*** Dataset section

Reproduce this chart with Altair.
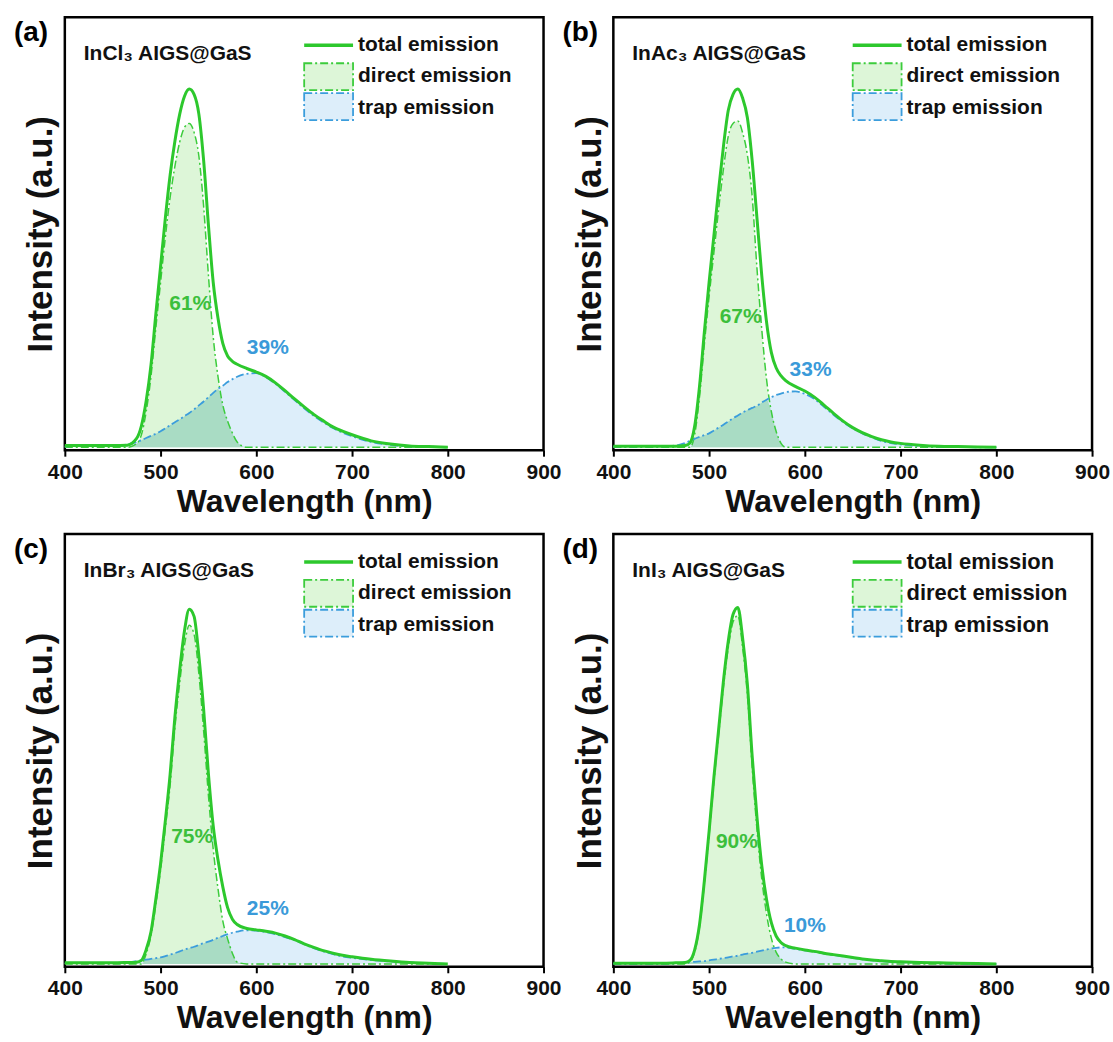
import altair as alt
import pandas as pd

# ---------------- data ----------------
WAVELENGTH = [400, 450, 465, 475, 480, 485, 490, 495, 500, 505, 510, 515, 520, 525,
              530, 535, 540, 545, 550, 555, 560, 565, 570, 575, 580, 590, 600, 610,
              620, 630, 640, 650, 660, 670, 680, 690, 700, 720, 740, 760, 780, 800]

A_TOTAL = [0.005, 0.005, 0.006, 0.025, 0.06, 0.13, 0.23, 0.37, 0.505, 0.64, 0.76, 0.855, 0.93, 0.98,
           1.0, 0.985, 0.93, 0.8, 0.62, 0.46, 0.36, 0.29, 0.255, 0.24, 0.232, 0.22, 0.21, 0.198,
           0.18, 0.158, 0.135, 0.113, 0.092, 0.074, 0.057, 0.045, 0.035, 0.018, 0.009, 0.004, 0.002, 0.0]
A_DIRECT = [0.0, 0.0, 0.0, 0.01, 0.035, 0.1, 0.198, 0.332, 0.46, 0.587, 0.698, 0.785, 0.852, 0.893,
            0.904, 0.879, 0.813, 0.672, 0.48, 0.308, 0.197, 0.118, 0.073, 0.04, 0.015, 0.0, 0.0, 0.0,
            0.0, 0.0, 0.0, 0.0, 0.0, 0.0, 0.0, 0.0, 0.0, 0.0, 0.0, 0.0, 0.0, 0.0]
A_TRAP = [0.003, 0.004, 0.008, 0.015, 0.02, 0.026, 0.032, 0.038, 0.045, 0.053, 0.062, 0.07, 0.078, 0.087,
          0.096, 0.106, 0.117, 0.128, 0.14, 0.152, 0.163, 0.172, 0.182, 0.19, 0.197, 0.205, 0.207, 0.196,
          0.177, 0.155, 0.132, 0.109, 0.088, 0.07, 0.054, 0.041, 0.031, 0.015, 0.007, 0.003, 0.002, 0.0]

B_TOTAL = [0.003, 0.003, 0.003, 0.005, 0.012, 0.06, 0.17, 0.32, 0.46, 0.59, 0.72, 0.84, 0.94, 0.985,
           1.0, 0.975, 0.92, 0.8, 0.64, 0.48, 0.35, 0.265, 0.222, 0.2, 0.186, 0.17, 0.157, 0.14,
           0.118, 0.095, 0.073, 0.055, 0.041, 0.03, 0.021, 0.015, 0.011, 0.006, 0.003, 0.002, 0.001, 0.0]
B_DIRECT = [0.0, 0.0, 0.0, 0.0, 0.0, 0.036, 0.141, 0.286, 0.421, 0.543, 0.665, 0.777, 0.868, 0.904,
            0.911, 0.878, 0.816, 0.7, 0.5, 0.33, 0.19, 0.1, 0.045, 0.012, 0.0, 0.0, 0.0, 0.0,
            0.0, 0.0, 0.0, 0.0, 0.0, 0.0, 0.0, 0.0, 0.0, 0.0, 0.0, 0.0, 0.0, 0.0]
B_TRAP = [0.002, 0.003, 0.005, 0.012, 0.018, 0.024, 0.029, 0.034, 0.039, 0.047, 0.055, 0.063, 0.072, 0.081,
          0.089, 0.097, 0.104, 0.11, 0.116, 0.125, 0.133, 0.14, 0.146, 0.15, 0.154, 0.156, 0.149, 0.135,
          0.113, 0.091, 0.07, 0.053, 0.039, 0.028, 0.018, 0.012, 0.008, 0.004, 0.002, 0.001, 0.0, 0.0]

C_TOTAL = [0.003, 0.003, 0.004, 0.005, 0.01, 0.04, 0.09, 0.18, 0.28, 0.4, 0.53, 0.69, 0.82, 0.93,
           0.99, 0.97, 0.86, 0.71, 0.53, 0.385, 0.29, 0.215, 0.157, 0.125, 0.11, 0.099, 0.095, 0.091,
           0.086, 0.078, 0.068, 0.056, 0.046, 0.037, 0.03, 0.024, 0.02, 0.013, 0.008, 0.004, 0.002, 0.0]
C_DIRECT = [0.0, 0.0, 0.0, 0.0, 0.0, 0.028, 0.08, 0.165, 0.262, 0.38, 0.5, 0.66, 0.785, 0.89,
            0.945, 0.92, 0.81, 0.65, 0.47, 0.32, 0.21, 0.12, 0.07, 0.03, 0.005, 0.0, 0.0, 0.0,
            0.0, 0.0, 0.0, 0.0, 0.0, 0.0, 0.0, 0.0, 0.0, 0.0, 0.0, 0.0, 0.0, 0.0]
C_TRAP = [0.002, 0.002, 0.004, 0.008, 0.01, 0.012, 0.014, 0.016, 0.018, 0.022, 0.026, 0.03, 0.035, 0.04,
          0.044, 0.048, 0.053, 0.058, 0.062, 0.067, 0.073, 0.078, 0.083, 0.087, 0.09, 0.094, 0.093, 0.089,
          0.083, 0.075, 0.066, 0.055, 0.044, 0.035, 0.027, 0.021, 0.017, 0.011, 0.007, 0.004, 0.002, 0.0]

D_TOTAL = [0.002, 0.002, 0.003, 0.004, 0.01, 0.04, 0.11, 0.23, 0.37, 0.52, 0.655, 0.79, 0.9, 0.975,
           0.995, 0.91, 0.78, 0.58, 0.41, 0.275, 0.18, 0.115, 0.078, 0.06, 0.051, 0.044, 0.039, 0.035,
           0.03, 0.026, 0.022, 0.018, 0.014, 0.011, 0.009, 0.007, 0.006, 0.004, 0.003, 0.002, 0.001, 0.0]
D_DIRECT = [0.0, 0.0, 0.0, 0.0, 0.005, 0.034, 0.103, 0.222, 0.36, 0.508, 0.641, 0.774, 0.882, 0.954,
            0.972, 0.884, 0.751, 0.549, 0.376, 0.238, 0.14, 0.072, 0.033, 0.014, 0.005, 0.0, 0.0, 0.0,
            0.0, 0.0, 0.0, 0.0, 0.0, 0.0, 0.0, 0.0, 0.0, 0.0, 0.0, 0.0, 0.0, 0.0]
D_TRAP = [0.001, 0.001, 0.002, 0.004, 0.005, 0.006, 0.007, 0.008, 0.01, 0.012, 0.014, 0.016, 0.018, 0.021,
          0.023, 0.026, 0.029, 0.031, 0.034, 0.037, 0.04, 0.043, 0.045, 0.046, 0.046, 0.042, 0.038, 0.034,
          0.029, 0.025, 0.021, 0.017, 0.013, 0.01, 0.008, 0.006, 0.005, 0.003, 0.002, 0.001, 0.0, 0.0]

PANEL_LETTERS = ["(a)", "(b)", "(c)", "(d)"]
SAMPLES = ["InCl\u2083 AIGS@GaS", "InAc\u2083 AIGS@GaS", "InBr\u2083 AIGS@GaS", "InI\u2083 AIGS@GaS"]
DIRECT_PCT = ["61%", "67%", "75%", "90%"]
DIRECT_PCT_WL = [531, 533, 533, 529]
DIRECT_PCT_I = [0.40, 0.363, 0.355, 0.341]
TRAP_PCT = ["39%", "33%", "25%", "10%"]
TRAP_PCT_WL = [612, 606, 612, 600]
TRAP_PCT_I = [0.278, 0.215, 0.152, 0.106]
X_TICKS = [400, 500, 600, 700, 800, 900]
LEGEND_LABELS = ["total emission", "direct emission", "trap emission"]

# ---------------- styling ----------------
FONT = "Liberation Sans"
GREEN = "#2dc82d"
GREEN_DASH = "#3ccc3c"
BLUE = "#3b9ddc"
GREEN_FILL = "#ddf6d8"
BLUE_FILL = "#ddeefa"
OVERLAP_FILL = "#a9dcc4"
PCT_GREEN = "#3cbf3c"
PCT_BLUE = "#3a9ad9"
DASHDOT = [8, 3, 2, 3]

PW, PH = 480, 434

x_scale = alt.Scale(domain=[400, 900], nice=False, zero=False)
y_scale = alt.Scale(domain=[-0.008, 1.2], nice=False, zero=False)
x_axis = alt.Axis(values=X_TICKS, title="Wavelength (nm)", grid=False, domain=False,
                  labelFlush=False, format="d")
y_axis = alt.Axis(labels=False, ticks=False, domain=False, grid=False, title="Intensity (a.u.)")


def one_row():
    return alt.Chart(pd.DataFrame({"k": [0]}))


def panel(i, total, direct, trap):
    df = pd.DataFrame({"wl": WAVELENGTH, "total": total, "direct": direct, "trap": trap})
    base = alt.Chart(df)
    X = alt.X("wl:Q", scale=x_scale, axis=x_axis)

    def Y(f):
        return alt.Y(f + ":Q", scale=y_scale, axis=y_axis)

    direct_fill = base.mark_area(color=GREEN_FILL, interpolate="monotone").encode(x=X, y=Y("direct"))
    trap_fill = base.mark_area(color=BLUE_FILL, interpolate="monotone").encode(x=X, y=Y("trap"))
    overlap = base.transform_calculate(ov="min(datum.direct, datum.trap)").mark_area(
        color=OVERLAP_FILL, interpolate="monotone").encode(x=X, y=Y("ov"))
    direct_line = base.mark_line(color=GREEN_DASH, strokeDash=DASHDOT, strokeWidth=1.5,
                                 interpolate="monotone").encode(x=X, y=Y("direct"))
    trap_line = base.mark_line(color=BLUE, strokeDash=DASHDOT, strokeWidth=1.8,
                               interpolate="monotone").encode(x=X, y=Y("trap"))
    total_line = base.mark_line(color=GREEN, strokeWidth=3,
                                interpolate="monotone").encode(x=X, y=Y("total"))

    pct = pd.DataFrame({"wl": [DIRECT_PCT_WL[i], TRAP_PCT_WL[i]],
                        "val": [DIRECT_PCT_I[i], TRAP_PCT_I[i]],
                        "txt": [DIRECT_PCT[i], TRAP_PCT[i]],
                        "col": [PCT_GREEN, PCT_BLUE]})
    pct_text = alt.Chart(pct).mark_text(font=FONT, fontSize=21, fontWeight="bold",
                                        align="center", baseline="middle").encode(
        x=X, y=Y("val"), text="txt:N", color=alt.Color("col:N", scale=None))

    letter = one_row().mark_text(text=PANEL_LETTERS[i], font=FONT, fontSize=28, fontWeight="bold",
                                 align="left", baseline="middle", color="black").encode(
        x=alt.value(-51), y=alt.value(16))
    sample = one_row().mark_text(text=SAMPLES[i], font=FONT, fontSize=21, fontWeight="bold",
                                 align="left", baseline="middle", color="#111111").encode(
        x=alt.value(19), y=alt.value(37))

    leg_fs = 22 if i == 3 else 21
    leg_line = one_row().mark_rule(color=GREEN, strokeWidth=3.5).encode(
        x=alt.value(240), x2=alt.value(289), y=alt.value(28))
    leg_rect1 = one_row().mark_rect(fill=GREEN_FILL, stroke=GREEN_DASH, strokeDash=DASHDOT,
                                    strokeWidth=1.8).encode(
        x=alt.value(240), x2=alt.value(289), y=alt.value(46), y2=alt.value(73))
    leg_rect2 = one_row().mark_rect(fill=BLUE_FILL, stroke=BLUE, strokeDash=DASHDOT,
                                    strokeWidth=1.8).encode(
        x=alt.value(240), x2=alt.value(289), y=alt.value(76), y2=alt.value(103))
    leg_texts = []
    for lab, yy in zip(LEGEND_LABELS, [28, 59, 91]):
        leg_texts.append(one_row().mark_text(text=lab, font=FONT, fontSize=leg_fs, fontWeight="bold",
                                             align="left", baseline="middle", color="#111111").encode(
            x=alt.value(294), y=alt.value(yy)))

    return alt.layer(direct_fill, trap_fill, overlap, direct_line, trap_line, total_line,
                     pct_text, letter, sample, leg_line, leg_rect1, leg_rect2, *leg_texts
                     ).properties(width=PW, height=PH)


panels = [
    panel(0, A_TOTAL, A_DIRECT, A_TRAP),
    panel(1, B_TOTAL, B_DIRECT, B_TRAP),
    panel(2, C_TOTAL, C_DIRECT, C_TRAP),
    panel(3, D_TOTAL, D_DIRECT, D_TRAP),
]

chart = alt.concat(*panels, columns=2, spacing={"row": 84, "column": 70}, bounds="flush").properties(
    padding={"left": 12, "top": 14, "right": 2, "bottom": 2},
    background="white",
).configure_view(
    stroke="black", strokeWidth=2.5
).configure_axis(
    labelFont=FONT, labelFontSize=21, labelFontWeight="bold", labelColor="#111111",
    titleFont=FONT, titleFontWeight="bold", titleColor="#111111",
    tickColor="black", tickWidth=2, tickSize=6,
).configure_axisX(
    titleFontSize=32, titlePadding=4, labelPadding=5,
).configure_axisY(
    titleFontSize=35, titlePadding=6,
)

chart.save("out.html", embed_options={"renderer": "svg", "actions": False})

******

§ What this task involves: Reproduce only the lines from the beginning of the data through the line that contains "0.003, 0.002, 0.0]", both included, and please drop the pictures.

§ Written solution:
Reproduce this chart with Altair.
import altair as alt
import pandas as pd

# ---------------- data ----------------
WAVELENGTH = [400, 450, 465, 475, 480, 485, 490, 495, 500, 505, 510, 515, 520, 525,
              530, 535, 540, 545, 550, 555, 560, 565, 570, 575, 580, 590, 600, 610,
              620, 630, 640, 650, 660, 670, 680, 690, 700, 720, 740, 760, 780, 800]

A_TOTAL = [0.005, 0.005, 0.006, 0.025, 0.06, 0.13, 0.23, 0.37, 0.505, 0.64, 0.76, 0.855, 0.93, 0.98,
           1.0, 0.985, 0.93, 0.8, 0.62, 0.46, 0.36, 0.29, 0.255, 0.24, 0.232, 0.22, 0.21, 0.198,
           0.18, 0.158, 0.135, 0.113, 0.092, 0.074, 0.057, 0.045, 0.035, 0.018, 0.009, 0.004, 0.002, 0.0]
A_DIRECT = [0.0, 0.0, 0.0, 0.01, 0.035, 0.1, 0.198, 0.332, 0.46, 0.587, 0.698, 0.785, 0.852, 0.893,
            0.904, 0.879, 0.813, 0.672, 0.48, 0.308, 0.197, 0.118, 0.073, 0.04, 0.015, 0.0, 0.0, 0.0,
            0.0, 0.0, 0.0, 0.0, 0.0, 0.0, 0.0, 0.0, 0.0, 0.0, 0.0, 0.0, 0.0, 0.0]
A_TRAP = [0.003, 0.004, 0.008, 0.015, 0.02, 0.026, 0.032, 0.038, 0.045, 0.053, 0.062, 0.07, 0.078, 0.087,
          0.096, 0.106, 0.117, 0.128, 0.14, 0.152, 0.163, 0.172, 0.182, 0.19, 0.197, 0.205, 0.207, 0.196,
          0.177, 0.155, 0.132, 0.109, 0.088, 0.07, 0.054, 0.041, 0.031, 0.015, 0.007, 0.003, 0.002, 0.0]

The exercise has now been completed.